In a design where analog dominates and the digital section is relatively small, there is no real need to derive a linear model of an analog circuit: you might as well use Spice. but in the environment of an SoC, even fast-Spice represents a major bottleneck.
“I have hung out with enough digital designers to know that they are not going to Spice simulation. It will slow things down too much…This means we need a functional model of the system. In order to do that we will have to change how we do mixed-signal design,” said Horowitz. “I don’t believe in SystemVerilog-type models. It has to be very efficient. And we have to keep it event-driven.
“The first problem when representing analog signals in digital simulators is that simulators are event-driven,” said Horowitz. To make it easier to represent signal changes over time, the representation is not a simple ‘wreal’ real-number value that changes according to a function. Instead, the model calculate a piecewise linear waveform from a table of entries that contains value and its derivative at that point.
“You realise at this point there is a problem. Let’s say I add a first-order pole response. This has terrible consequences. If every time an input comes in it generates an output that is fed back things keep running around even though nothing is really changing. So you have to be able to filter out events,” said Horowitz, which he adds takes some skill when it comes to writing modelling code.

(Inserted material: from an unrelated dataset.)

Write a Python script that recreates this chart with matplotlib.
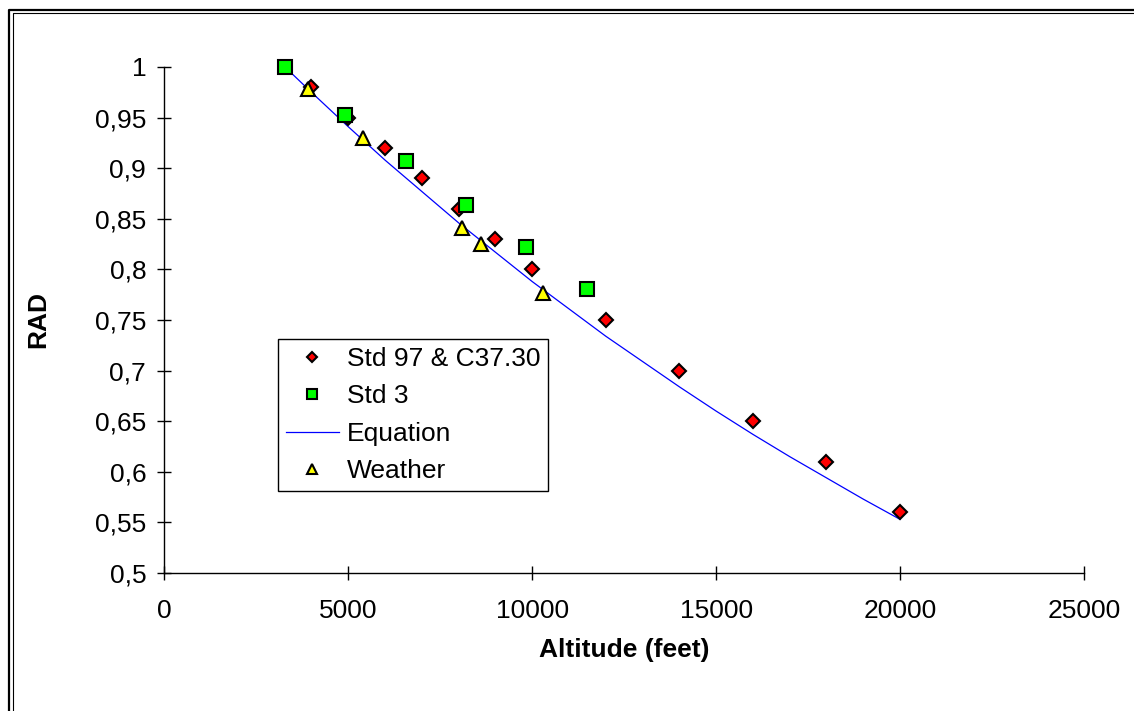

“We are starting to write Verilog models and they tend to be efficient: they run reasonably fast with just a few events per cycle. [But] I was amazed at how difficult it is for people to write these models. When students write them they do it in 12 different wrong ways. We need a better methodology of how to do this.”
To develop the linear matrix that controls the outputs the key is to develop tests that exercise the model over its input parameters, including factors such as power-supply changes. “The first thing we do is generate test vectors is to assign every port a type, such as input, output, control input and so on. Then randomly choose input vectors using assertions and perform linear regression. You then check statistics to see if it’s linear enough. If not, it’s time to go back to the designers and say ‘help me out’.
“You tear circuits into the smallest functional blocks, which is what you do in digital simulation anyway.”
Staying in sync
People have been using models for years for the early stages of design but they rarely make it all the way to implementation: “We know what happens with mixed-signal designs. The Matlab model gets stale. The only way to deal with this is to keep them in sync. You have to run regressions and run them every day, every week. Therefore, the process has to be automated.”
Horowitz summarised: “Analog designs are clearly not linear. But the linear model is a good abstraction: it moves us to a higher level. We can model most circuits this way. An abstraction makes it possible to formally define and analyse a model. And formally define fault coverage. It’s so compelling I don’t know why people aren’t already using it.”
Horowitz stressed that the models are not aimed at synthesis – one of those analog technologies that is still ‘out there’: “This is about making sure that I didn’t screw the design up. And I want to make sure that if someone does, they now have a check for that so the next person doesn’t do that.”
During the Q&A session, Professor Steven Levitan of the University of Pittsburgh came up with one system where linear models may not work: the models of spiking neural networks. Horowitz responded: “Things we don’t understand I don’t know whether we can develop these models. Things we do understand pretty well I think we can build linear models.”
It’s worth noting that brain models have, in the past, provided strange results when analyzed from the perspective of electrical circuits. The Hodgkin-Huxley model of action potentials in neurons, for example, implies the existence of a massive inductance when modelled assuming traditional electrical behavior, Professor Leon Chua of the University of California at Berkeley pointed out at DATE earlier this year. A memristor-based model does not result in the use of impossible inductance values.